[start of Data shown]
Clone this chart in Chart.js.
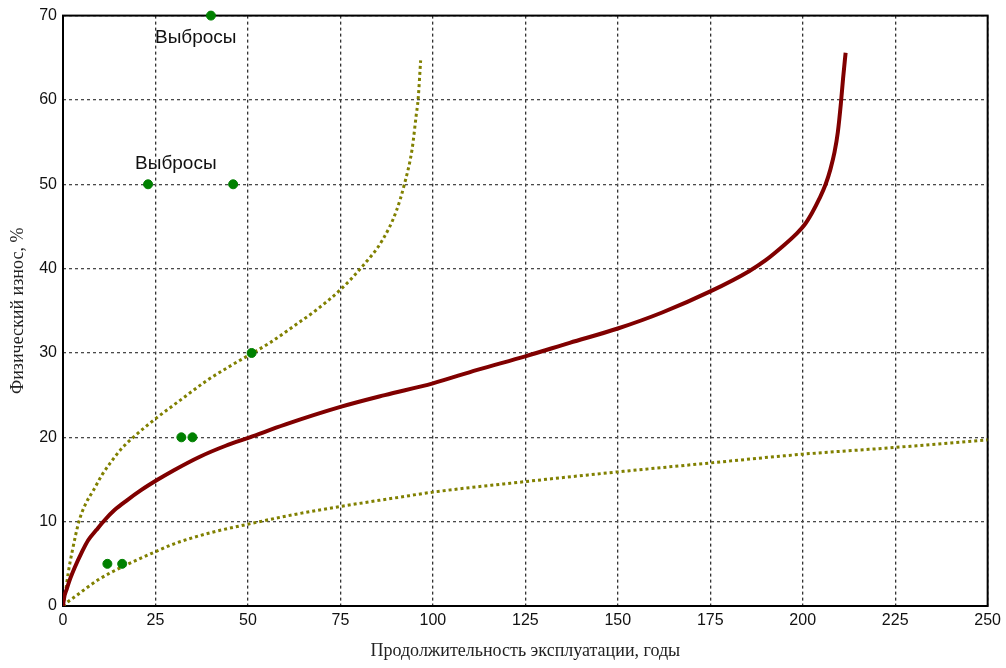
[end of Data shown]
[start of Data shown]
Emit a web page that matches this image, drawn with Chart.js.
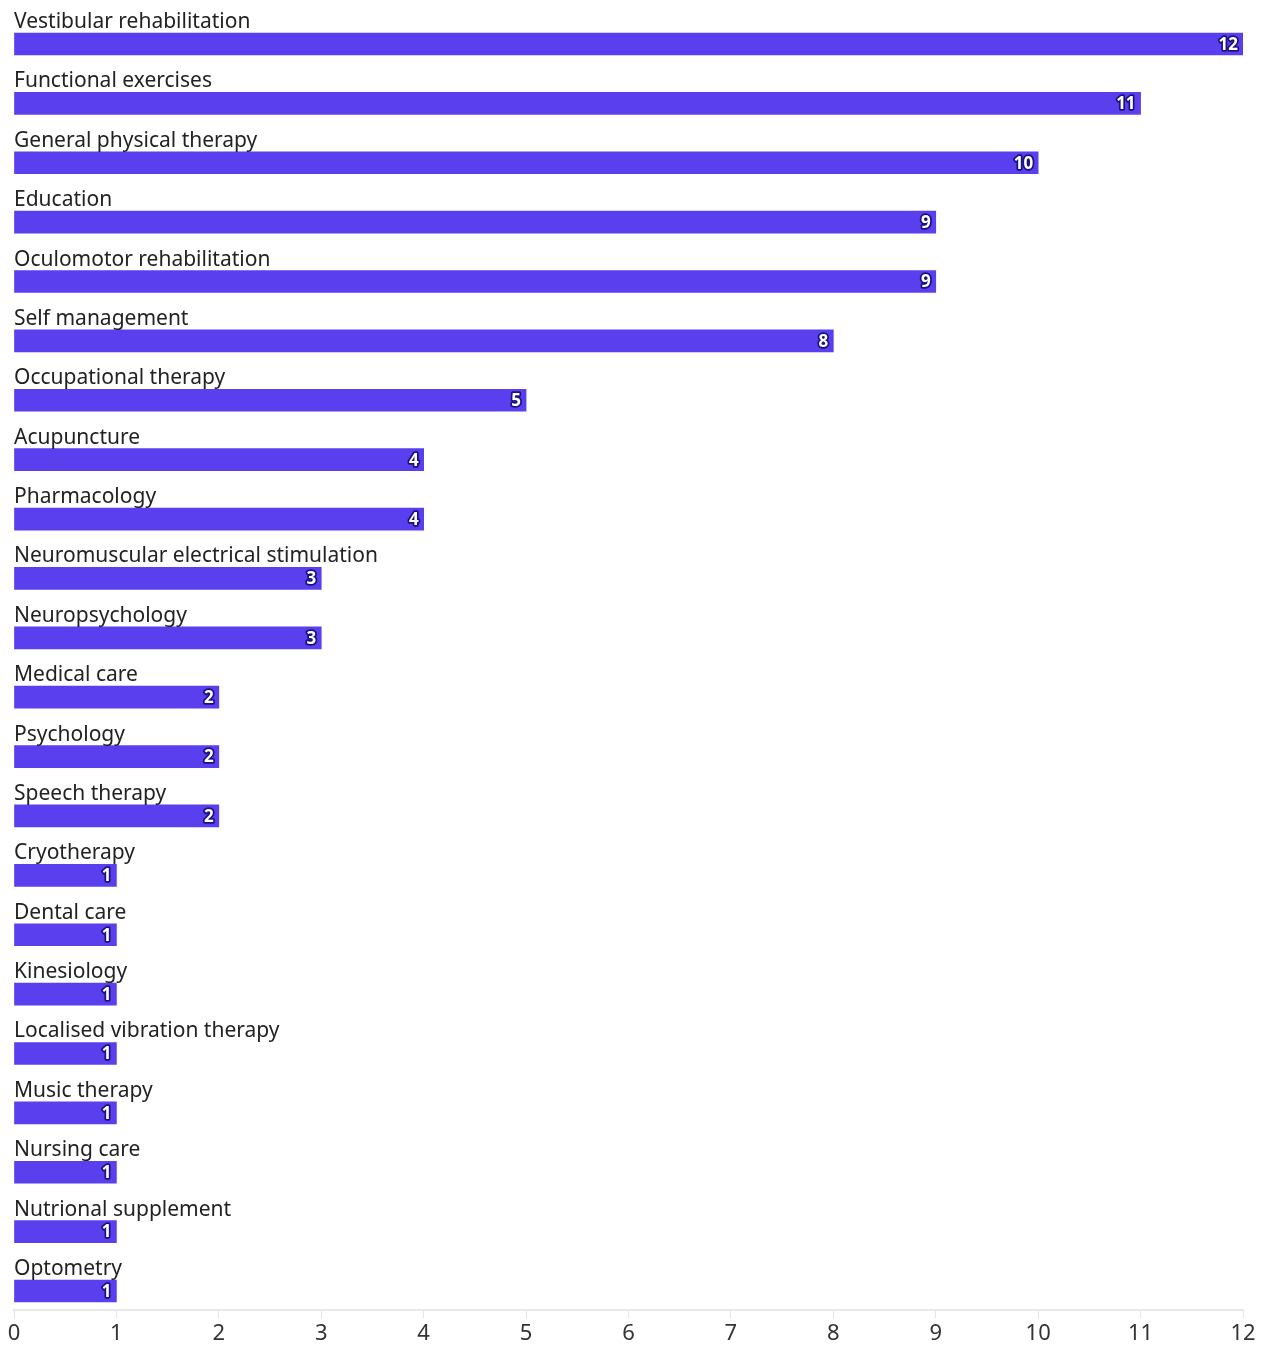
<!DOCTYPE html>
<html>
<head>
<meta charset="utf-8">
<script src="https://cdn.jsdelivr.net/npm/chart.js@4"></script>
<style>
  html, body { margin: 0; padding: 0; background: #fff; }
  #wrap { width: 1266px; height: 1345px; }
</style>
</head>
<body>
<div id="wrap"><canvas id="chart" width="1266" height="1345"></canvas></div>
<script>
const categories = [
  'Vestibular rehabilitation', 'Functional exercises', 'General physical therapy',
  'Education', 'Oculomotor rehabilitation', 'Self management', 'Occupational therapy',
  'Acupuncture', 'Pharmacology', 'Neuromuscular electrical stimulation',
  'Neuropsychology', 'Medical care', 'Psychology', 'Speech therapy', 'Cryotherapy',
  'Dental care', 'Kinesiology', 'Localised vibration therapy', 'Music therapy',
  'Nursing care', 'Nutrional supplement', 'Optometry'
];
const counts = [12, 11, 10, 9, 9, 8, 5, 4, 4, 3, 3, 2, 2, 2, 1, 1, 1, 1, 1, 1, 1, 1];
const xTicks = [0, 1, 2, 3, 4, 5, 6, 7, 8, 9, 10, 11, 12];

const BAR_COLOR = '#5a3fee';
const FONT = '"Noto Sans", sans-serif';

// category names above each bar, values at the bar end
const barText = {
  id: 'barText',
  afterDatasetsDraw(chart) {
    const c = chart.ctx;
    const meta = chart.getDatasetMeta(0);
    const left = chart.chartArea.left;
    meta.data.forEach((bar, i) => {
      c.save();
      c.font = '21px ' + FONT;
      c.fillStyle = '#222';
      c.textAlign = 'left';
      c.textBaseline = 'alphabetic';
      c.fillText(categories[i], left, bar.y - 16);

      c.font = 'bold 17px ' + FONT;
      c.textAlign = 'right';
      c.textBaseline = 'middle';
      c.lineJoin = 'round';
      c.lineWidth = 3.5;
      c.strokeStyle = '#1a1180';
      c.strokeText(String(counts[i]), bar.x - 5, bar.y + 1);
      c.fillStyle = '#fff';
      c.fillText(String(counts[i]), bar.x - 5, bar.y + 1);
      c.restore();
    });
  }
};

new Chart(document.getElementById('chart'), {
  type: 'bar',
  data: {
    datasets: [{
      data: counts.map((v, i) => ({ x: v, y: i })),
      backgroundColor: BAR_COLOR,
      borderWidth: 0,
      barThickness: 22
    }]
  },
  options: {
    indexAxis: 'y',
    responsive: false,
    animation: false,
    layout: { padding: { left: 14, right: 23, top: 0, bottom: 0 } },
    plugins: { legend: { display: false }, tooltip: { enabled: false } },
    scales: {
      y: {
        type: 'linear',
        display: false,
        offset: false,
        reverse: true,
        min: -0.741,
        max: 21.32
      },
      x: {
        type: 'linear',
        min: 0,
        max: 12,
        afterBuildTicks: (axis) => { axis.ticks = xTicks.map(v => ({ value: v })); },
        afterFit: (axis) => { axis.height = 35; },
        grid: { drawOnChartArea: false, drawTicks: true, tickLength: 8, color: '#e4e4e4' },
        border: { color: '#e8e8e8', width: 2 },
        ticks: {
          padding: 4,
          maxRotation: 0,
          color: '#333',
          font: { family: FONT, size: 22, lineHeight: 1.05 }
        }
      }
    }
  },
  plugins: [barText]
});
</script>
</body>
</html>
[end of Data shown]
Short problem
All lines in the data that contain the word "this" should be copied.

In response
Clone this chart in Chart.js.
Emit a web page that matches this image, drawn with Chart.js.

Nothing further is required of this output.